→ Collected material
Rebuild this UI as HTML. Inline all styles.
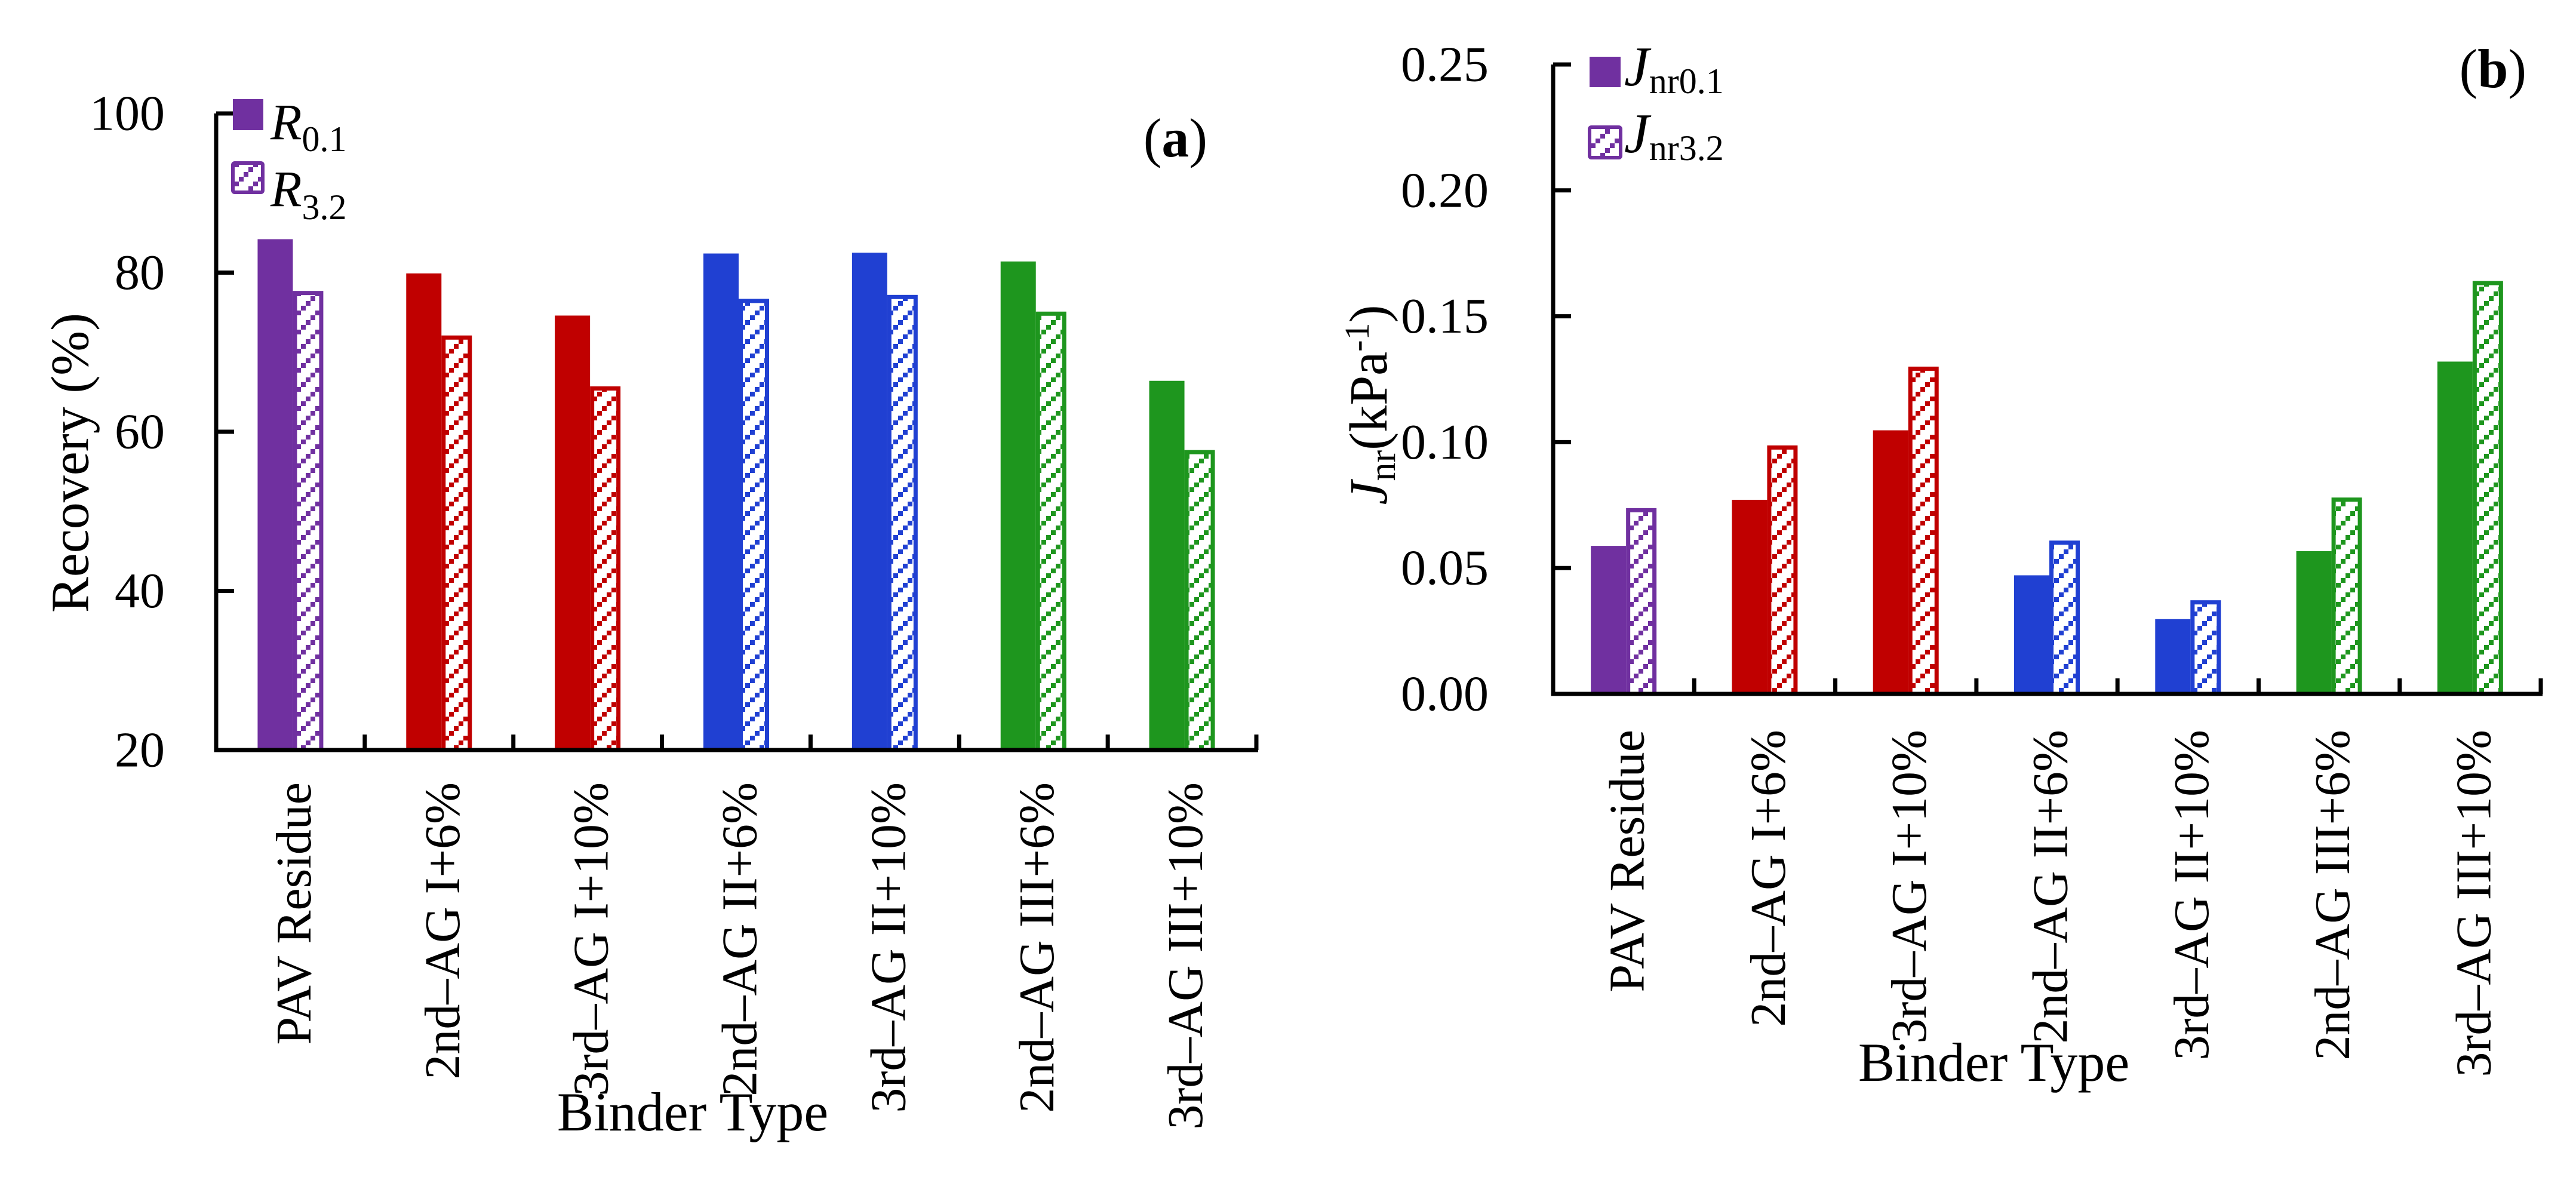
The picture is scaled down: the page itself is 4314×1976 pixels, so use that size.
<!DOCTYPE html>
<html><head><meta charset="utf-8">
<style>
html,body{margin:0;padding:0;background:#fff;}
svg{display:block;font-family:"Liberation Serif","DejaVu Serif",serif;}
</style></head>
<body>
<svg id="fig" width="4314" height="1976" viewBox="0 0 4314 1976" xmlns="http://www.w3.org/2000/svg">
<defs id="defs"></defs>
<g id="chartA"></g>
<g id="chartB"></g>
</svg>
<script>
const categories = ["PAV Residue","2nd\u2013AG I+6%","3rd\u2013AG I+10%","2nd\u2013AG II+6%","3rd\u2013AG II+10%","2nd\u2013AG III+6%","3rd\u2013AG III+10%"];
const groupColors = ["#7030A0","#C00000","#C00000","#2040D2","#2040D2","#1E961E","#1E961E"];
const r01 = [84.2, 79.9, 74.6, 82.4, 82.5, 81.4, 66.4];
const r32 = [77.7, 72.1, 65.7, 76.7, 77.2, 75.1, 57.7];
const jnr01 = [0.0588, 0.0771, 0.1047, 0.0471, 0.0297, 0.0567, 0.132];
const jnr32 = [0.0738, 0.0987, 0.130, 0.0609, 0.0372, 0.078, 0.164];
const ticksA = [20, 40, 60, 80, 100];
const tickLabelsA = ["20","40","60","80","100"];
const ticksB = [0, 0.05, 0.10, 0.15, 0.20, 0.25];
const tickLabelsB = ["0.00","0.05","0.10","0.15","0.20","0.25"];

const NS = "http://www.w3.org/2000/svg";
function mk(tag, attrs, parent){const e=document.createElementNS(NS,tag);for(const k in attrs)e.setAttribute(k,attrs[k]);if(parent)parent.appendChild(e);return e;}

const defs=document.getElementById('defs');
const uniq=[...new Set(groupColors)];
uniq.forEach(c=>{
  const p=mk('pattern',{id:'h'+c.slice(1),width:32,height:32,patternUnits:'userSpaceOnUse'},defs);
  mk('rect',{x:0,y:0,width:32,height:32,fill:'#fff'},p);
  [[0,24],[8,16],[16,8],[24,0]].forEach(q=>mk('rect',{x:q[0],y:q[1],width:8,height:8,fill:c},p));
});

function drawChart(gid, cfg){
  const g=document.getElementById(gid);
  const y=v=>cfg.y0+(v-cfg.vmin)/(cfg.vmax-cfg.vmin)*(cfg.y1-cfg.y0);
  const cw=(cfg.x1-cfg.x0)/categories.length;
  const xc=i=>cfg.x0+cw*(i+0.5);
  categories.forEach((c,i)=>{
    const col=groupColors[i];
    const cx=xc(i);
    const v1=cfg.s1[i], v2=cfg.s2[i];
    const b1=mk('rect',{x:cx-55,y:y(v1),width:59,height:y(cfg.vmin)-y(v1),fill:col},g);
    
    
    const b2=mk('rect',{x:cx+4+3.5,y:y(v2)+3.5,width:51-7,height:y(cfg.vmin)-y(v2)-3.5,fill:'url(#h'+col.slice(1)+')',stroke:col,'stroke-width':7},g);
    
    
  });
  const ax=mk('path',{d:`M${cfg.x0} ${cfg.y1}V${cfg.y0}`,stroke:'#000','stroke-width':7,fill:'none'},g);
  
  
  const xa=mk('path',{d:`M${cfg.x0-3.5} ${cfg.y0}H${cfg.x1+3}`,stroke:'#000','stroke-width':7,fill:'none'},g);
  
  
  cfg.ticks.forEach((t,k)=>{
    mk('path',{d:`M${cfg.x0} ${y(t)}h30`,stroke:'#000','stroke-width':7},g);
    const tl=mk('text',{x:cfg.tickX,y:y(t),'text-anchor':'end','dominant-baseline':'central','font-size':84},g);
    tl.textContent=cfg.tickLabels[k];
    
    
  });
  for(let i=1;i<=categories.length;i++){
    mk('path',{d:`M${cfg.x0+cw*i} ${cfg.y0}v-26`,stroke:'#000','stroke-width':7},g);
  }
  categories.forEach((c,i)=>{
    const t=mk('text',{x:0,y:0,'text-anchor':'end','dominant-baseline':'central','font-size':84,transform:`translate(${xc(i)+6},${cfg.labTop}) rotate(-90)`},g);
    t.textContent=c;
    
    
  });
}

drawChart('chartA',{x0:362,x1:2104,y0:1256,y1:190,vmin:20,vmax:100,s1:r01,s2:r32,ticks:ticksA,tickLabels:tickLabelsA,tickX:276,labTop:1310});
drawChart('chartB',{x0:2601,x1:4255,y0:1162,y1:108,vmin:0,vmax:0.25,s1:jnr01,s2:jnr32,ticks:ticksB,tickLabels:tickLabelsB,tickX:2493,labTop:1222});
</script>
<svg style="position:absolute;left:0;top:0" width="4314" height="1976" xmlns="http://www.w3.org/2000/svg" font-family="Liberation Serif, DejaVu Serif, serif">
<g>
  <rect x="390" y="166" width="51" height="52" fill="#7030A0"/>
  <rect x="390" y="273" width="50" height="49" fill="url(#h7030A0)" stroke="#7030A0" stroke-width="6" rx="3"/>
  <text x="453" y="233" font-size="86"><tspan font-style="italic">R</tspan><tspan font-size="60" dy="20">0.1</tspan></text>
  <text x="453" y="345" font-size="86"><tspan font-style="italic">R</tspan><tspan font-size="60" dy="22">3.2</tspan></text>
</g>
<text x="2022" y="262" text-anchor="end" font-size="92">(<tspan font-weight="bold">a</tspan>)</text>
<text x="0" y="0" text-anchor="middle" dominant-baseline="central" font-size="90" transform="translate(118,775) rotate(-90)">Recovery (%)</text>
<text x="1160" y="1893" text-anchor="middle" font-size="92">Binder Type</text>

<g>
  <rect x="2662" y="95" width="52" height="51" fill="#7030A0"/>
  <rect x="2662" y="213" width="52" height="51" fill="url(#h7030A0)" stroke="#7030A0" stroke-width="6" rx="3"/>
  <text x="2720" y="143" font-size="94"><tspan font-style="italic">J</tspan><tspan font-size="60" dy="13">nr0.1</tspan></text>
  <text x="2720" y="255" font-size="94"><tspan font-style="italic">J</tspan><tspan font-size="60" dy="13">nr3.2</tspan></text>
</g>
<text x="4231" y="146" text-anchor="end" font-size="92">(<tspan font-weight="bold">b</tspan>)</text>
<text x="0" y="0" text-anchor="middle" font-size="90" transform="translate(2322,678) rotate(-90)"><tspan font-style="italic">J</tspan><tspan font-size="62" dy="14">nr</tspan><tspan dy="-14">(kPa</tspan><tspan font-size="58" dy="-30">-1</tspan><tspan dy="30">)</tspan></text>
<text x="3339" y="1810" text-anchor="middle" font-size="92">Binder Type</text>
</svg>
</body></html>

→ Instruction
Quote the material word for word, dropping any images it holds.

→ Finished exercise
Rebuild this UI as HTML. Inline all styles.
The picture is scaled down: the page itself is 4314×1976 pixels, so use that size.
<!DOCTYPE html>
<html><head><meta charset="utf-8">
<style>
html,body{margin:0;padding:0;background:#fff;}
svg{display:block;font-family:"Liberation Serif","DejaVu Serif",serif;}
</style></head>
<body>
<svg id="fig" width="4314" height="1976" viewBox="0 0 4314 1976" xmlns="http://www.w3.org/2000/svg">
<defs id="defs"></defs>
<g id="chartA"></g>
<g id="chartB"></g>
</svg>
<script>
const categories = ["PAV Residue","2nd\u2013AG I+6%","3rd\u2013AG I+10%","2nd\u2013AG II+6%","3rd\u2013AG II+10%","2nd\u2013AG III+6%","3rd\u2013AG III+10%"];
const groupColors = ["#7030A0","#C00000","#C00000","#2040D2","#2040D2","#1E961E","#1E961E"];
const r01 = [84.2, 79.9, 74.6, 82.4, 82.5, 81.4, 66.4];
const r32 = [77.7, 72.1, 65.7, 76.7, 77.2, 75.1, 57.7];
const jnr01 = [0.0588, 0.0771, 0.1047, 0.0471, 0.0297, 0.0567, 0.132];
const jnr32 = [0.0738, 0.0987, 0.130, 0.0609, 0.0372, 0.078, 0.164];
const ticksA = [20, 40, 60, 80, 100];
const tickLabelsA = ["20","40","60","80","100"];
const ticksB = [0, 0.05, 0.10, 0.15, 0.20, 0.25];
const tickLabelsB = ["0.00","0.05","0.10","0.15","0.20","0.25"];

const NS = "http://www.w3.org/2000/svg";
function mk(tag, attrs, parent){const e=document.createElementNS(NS,tag);for(const k in attrs)e.setAttribute(k,attrs[k]);if(parent)parent.appendChild(e);return e;}

const defs=document.getElementById('defs');
const uniq=[...new Set(groupColors)];
uniq.forEach(c=>{
  const p=mk('pattern',{id:'h'+c.slice(1),width:32,height:32,patternUnits:'userSpaceOnUse'},defs);
  mk('rect',{x:0,y:0,width:32,height:32,fill:'#fff'},p);
  [[0,24],[8,16],[16,8],[24,0]].forEach(q=>mk('rect',{x:q[0],y:q[1],width:8,height:8,fill:c},p));
});

function drawChart(gid, cfg){
  const g=document.getElementById(gid);
  const y=v=>cfg.y0+(v-cfg.vmin)/(cfg.vmax-cfg.vmin)*(cfg.y1-cfg.y0);
  const cw=(cfg.x1-cfg.x0)/categories.length;
  const xc=i=>cfg.x0+cw*(i+0.5);
  categories.forEach((c,i)=>{
    const col=groupColors[i];
    const cx=xc(i);
    const v1=cfg.s1[i], v2=cfg.s2[i];
    const b1=mk('rect',{x:cx-55,y:y(v1),width:59,height:y(cfg.vmin)-y(v1),fill:col},g);
    
    
    const b2=mk('rect',{x:cx+4+3.5,y:y(v2)+3.5,width:51-7,height:y(cfg.vmin)-y(v2)-3.5,fill:'url(#h'+col.slice(1)+')',stroke:col,'stroke-width':7},g);
    
    
  });
  const ax=mk('path',{d:`M${cfg.x0} ${cfg.y1}V${cfg.y0}`,stroke:'#000','stroke-width':7,fill:'none'},g);
  
  
  const xa=mk('path',{d:`M${cfg.x0-3.5} ${cfg.y0}H${cfg.x1+3}`,stroke:'#000','stroke-width':7,fill:'none'},g);
  
  
  cfg.ticks.forEach((t,k)=>{
    mk('path',{d:`M${cfg.x0} ${y(t)}h30`,stroke:'#000','stroke-width':7},g);
    const tl=mk('text',{x:cfg.tickX,y:y(t),'text-anchor':'end','dominant-baseline':'central','font-size':84},g);
    tl.textContent=cfg.tickLabels[k];
    
    
  });
  for(let i=1;i<=categories.length;i++){
    mk('path',{d:`M${cfg.x0+cw*i} ${cfg.y0}v-26`,stroke:'#000','stroke-width':7},g);
  }
  categories.forEach((c,i)=>{
    const t=mk('text',{x:0,y:0,'text-anchor':'end','dominant-baseline':'central','font-size':84,transform:`translate(${xc(i)+6},${cfg.labTop}) rotate(-90)`},g);
    t.textContent=c;
    
    
  });
}

drawChart('chartA',{x0:362,x1:2104,y0:1256,y1:190,vmin:20,vmax:100,s1:r01,s2:r32,ticks:ticksA,tickLabels:tickLabelsA,tickX:276,labTop:1310});
drawChart('chartB',{x0:2601,x1:4255,y0:1162,y1:108,vmin:0,vmax:0.25,s1:jnr01,s2:jnr32,ticks:ticksB,tickLabels:tickLabelsB,tickX:2493,labTop:1222});
</script>
<svg style="position:absolute;left:0;top:0" width="4314" height="1976" xmlns="http://www.w3.org/2000/svg" font-family="Liberation Serif, DejaVu Serif, serif">
<g>
  <rect x="390" y="166" width="51" height="52" fill="#7030A0"/>
  <rect x="390" y="273" width="50" height="49" fill="url(#h7030A0)" stroke="#7030A0" stroke-width="6" rx="3"/>
  <text x="453" y="233" font-size="86"><tspan font-style="italic">R</tspan><tspan font-size="60" dy="20">0.1</tspan></text>
  <text x="453" y="345" font-size="86"><tspan font-style="italic">R</tspan><tspan font-size="60" dy="22">3.2</tspan></text>
</g>
<text x="2022" y="262" text-anchor="end" font-size="92">(<tspan font-weight="bold">a</tspan>)</text>
<text x="0" y="0" text-anchor="middle" dominant-baseline="central" font-size="90" transform="translate(118,775) rotate(-90)">Recovery (%)</text>
<text x="1160" y="1893" text-anchor="middle" font-size="92">Binder Type</text>

<g>
  <rect x="2662" y="95" width="52" height="51" fill="#7030A0"/>
  <rect x="2662" y="213" width="52" height="51" fill="url(#h7030A0)" stroke="#7030A0" stroke-width="6" rx="3"/>
  <text x="2720" y="143" font-size="94"><tspan font-style="italic">J</tspan><tspan font-size="60" dy="13">nr0.1</tspan></text>
  <text x="2720" y="255" font-size="94"><tspan font-style="italic">J</tspan><tspan font-size="60" dy="13">nr3.2</tspan></text>
</g>
<text x="4231" y="146" text-anchor="end" font-size="92">(<tspan font-weight="bold">b</tspan>)</text>
<text x="0" y="0" text-anchor="middle" font-size="90" transform="translate(2322,678) rotate(-90)"><tspan font-style="italic">J</tspan><tspan font-size="62" dy="14">nr</tspan><tspan dy="-14">(kPa</tspan><tspan font-size="58" dy="-30">-1</tspan><tspan dy="30">)</tspan></text>
<text x="3339" y="1810" text-anchor="middle" font-size="92">Binder Type</text>
</svg>
</body></html>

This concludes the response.